Justice Sonia Sotomayor reads a story to children from Bronxworks Betances children who participated in the Bronx Childrens Museum's Dream Big event at Lehman College. Photo by Sarah Schuman

The children were acting up as only excited children can. They bounced; they clambered over one another; their din filled the Lovinger Theater at Lehman College.

Their excitement was understandable. After all, they had just met a justice of the United States Supreme Court. And not just any justice. They had met the first Puerto Rican ever to join the highest court of the land.

At The Point Community Development Corporation in Hunts Point and the Betances Center in Mott Haven, the children had spent the summer in the new Bronx Children’s Museum Dream Big Program studying Sonia Sotomayor. They had learned that as a child, she had been a lot like many of them. Part of a large and affectionate extended family that had settled in the South Bronx, she had grown up in the projects and gone to Catholic schools in the Bronx.

Now, they were seeing her in the flesh.

On August 14, Sotomayor spent all morning reading to the children and appreciating their artwork depicting the justice’s childhood.

Then it was on to the theater, to which parents, grandparents and various Bronx VIPs had been invited.
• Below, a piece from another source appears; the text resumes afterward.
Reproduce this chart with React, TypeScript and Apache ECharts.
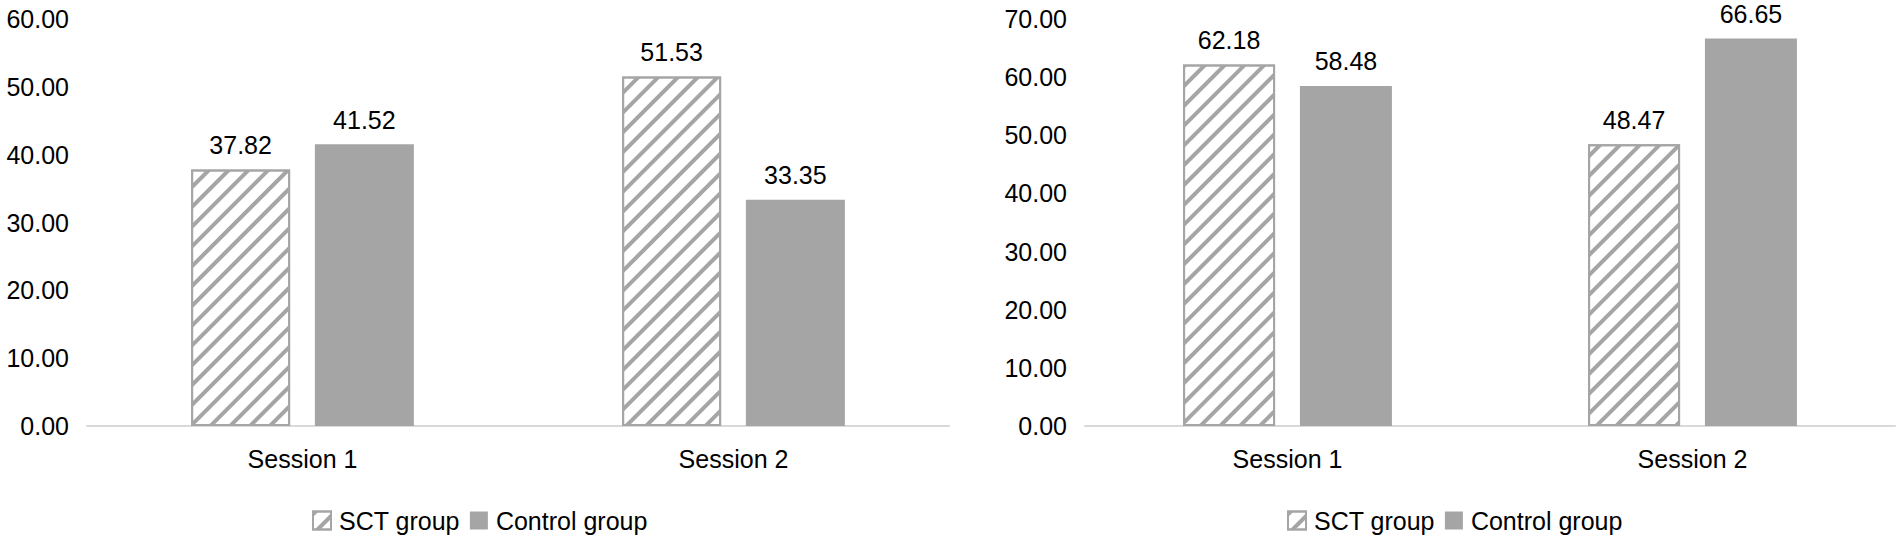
import React, { useEffect, useRef } from "react";
import * as echarts from "echarts";

const categories = ["Session 1", "Session 2"];
const leftSCT = [37.82, 51.53];
const leftControl = [41.52, 33.35];
const rightSCT = [62.18, 48.47];
const rightControl = [58.48, 66.65];
const leftTicks = { min: 0, max: 60, interval: 10 };
const rightTicks = { min: 0, max: 70, interval: 10 };

const FONT = "'Liberation Sans', Arial, sans-serif";
const GRAY = "#a5a5a5";

const hatch = {
  symbol: "rect",
  symbolSize: 1,
  color: GRAY,
  backgroundColor: "#ffffff",
  dashArrayX: [1, 0],
  dashArrayY: [3.5, 10],
  rotation: -Math.PI / 4,
};

export default function App() {
  const ref = useRef<HTMLDivElement>(null);
  useEffect(() => {
    if (!ref.current) return;
    const chart = echarts.init(ref.current, null, { renderer: "svg" });
    const label = {
      show: true,
      position: "top",
      distance: 12,
      fontSize: 25,
      fontFamily: FONT,
      color: "#000",
      formatter: (p: any) => Number(p.value).toFixed(2),
    };
    const sctStyle = {
      color: "#ffffff",
      borderColor: GRAY,
      borderWidth: 2,
      decal: hatch,
    };
    const ctlStyle = { color: GRAY };
    const xAxisBase = {
      type: "category",
      data: categories,
      axisLine: { lineStyle: { color: "#d9d9d9", width: 2 } },
      axisTick: { show: false },
      axisLabel: { fontSize: 25, fontFamily: FONT, color: "#000", margin: 20 },
    };
    const yAxisBase = {
      type: "value",
      splitLine: { show: false },
      axisLine: { show: false },
      axisTick: { show: false },
      axisLabel: {
        fontSize: 25,
        fontFamily: FONT,
        color: "#000",
        margin: 18,
        formatter: (v: number) => v.toFixed(2),
      },
    };
    const legendBase = {
      orient: "horizontal",
      icon: "rect",
      itemWidth: 18,
      itemHeight: 18,
      itemGap: 10,
      textStyle: { fontSize: 25, fontFamily: FONT, color: "#000", padding: [0, 0, 0, 3] },
      data: ["SCT group", "Control group"],
      selectedMode: false,
    };
    chart.setOption({
      animation: false,
      textStyle: { fontFamily: FONT },
      grid: [
        { left: 87, width: 862, top: 19, bottom: 113 },
        { left: 1085, width: 810, top: 19, bottom: 113 },
      ],
      xAxis: [
        { ...xAxisBase, gridIndex: 0 },
        { ...xAxisBase, gridIndex: 1 },
      ],
      yAxis: [
        { ...yAxisBase, gridIndex: 0, ...leftTicks },
        { ...yAxisBase, gridIndex: 1, ...rightTicks },
      ],
      legend: [
        { ...legendBase, left: 307, top: 503 },
        { ...legendBase, left: 1282, top: 503 },
      ],
      series: [
        {
          name: "SCT group",
          type: "bar",
          xAxisIndex: 0,
          yAxisIndex: 0,
          data: leftSCT,
          barWidth: 99,
          itemStyle: sctStyle,
          label,
        },
        {
          name: "Control group",
          type: "bar",
          xAxisIndex: 0,
          yAxisIndex: 0,
          data: leftControl,
          barWidth: 99,
          barGap: "25%",
          itemStyle: ctlStyle,
          label,
        },
        {
          name: "SCT group",
          type: "bar",
          xAxisIndex: 1,
          yAxisIndex: 1,
          data: rightSCT,
          barWidth: 92,
          itemStyle: sctStyle,
          label,
        },
        {
          name: "Control group",
          type: "bar",
          xAxisIndex: 1,
          yAxisIndex: 1,
          data: rightControl,
          barWidth: 92,
          barGap: "27%",
          itemStyle: ctlStyle,
          label,
        },
      ],
    });
    return () => chart.dispose();
  }, []);
  return (
    <div
      ref={ref}
      style={{ position: "fixed", left: 0, top: 0, width: 1900, height: 539, background: "#fff" }}
    />
  );
}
Once the program began, the children settled into solemn silence as they were addressed by Lehman’s President Ricardo Fernandez, Congressman Jose Serrano, Hope Harley, the chair of the Children’s Museum board, Bronx Borough President Ruben Diaz, Jr. and Mayor Michael Bloomberg.

Soon, a certain amount of shifting and then squirming began as each speaker prosed away on how if they were good like Sotomayor, if they worked hard and studied diligently, they, too, could be anything they wanted to be when they grew up.

When it was finally the justice’s turn, she blew the preaching away like the fluff on a dandelion.

“Want to make your parents very nervous?” she began. “Come up here.” She shooed the dignitaries from the stage and told the kids to join her.

The speakers had made her seem to be a goody-two-shoes, but in reality, she was known in her family as its chief mischief-maker, she confided. Whenever there was a commotion, her aunt or grandmother wouldn’t even go to find out what was causing it. They’d just ask, “What did Sonia do now?”

The children giggled.

Do you want to know how I learned to sit still, she asked. “I started reading books.”

At the Parkchester public library, she continued, “I met Nancy Drew.” The tales of the girl detective inspired her to become a judge. Her library card, she said, was “my passport to the universe.”

The children relaxed as her story unfolded. A few of them got up and walked over to stand next to her. Looking at her notes, one little girl piped up, “You’re reading now!”

So, it was different when Sotomayor said, “I was just like all of you kids,” and continued, “You can be just like us by having big dreams and working hard.” She wasn’t lecturing. She had told them “I’m still a little kid in my heart,” and she was talking kid to kid.

When have you ever heard of so important a person being willing to devote an entire day to children?

For so many, the Bronx is the place you leave when you succeed. But Sotomayor proudly proclaimed, “I’m Sonia from the Bronx.”

The lesson she teaches by example is surely as important as the lesson she teaches with words: Remember who you are. Remember where you came from. Show those who follow you the way.

A version of this story appeared in the Fall 2010 issue of the Mott Haven Herald.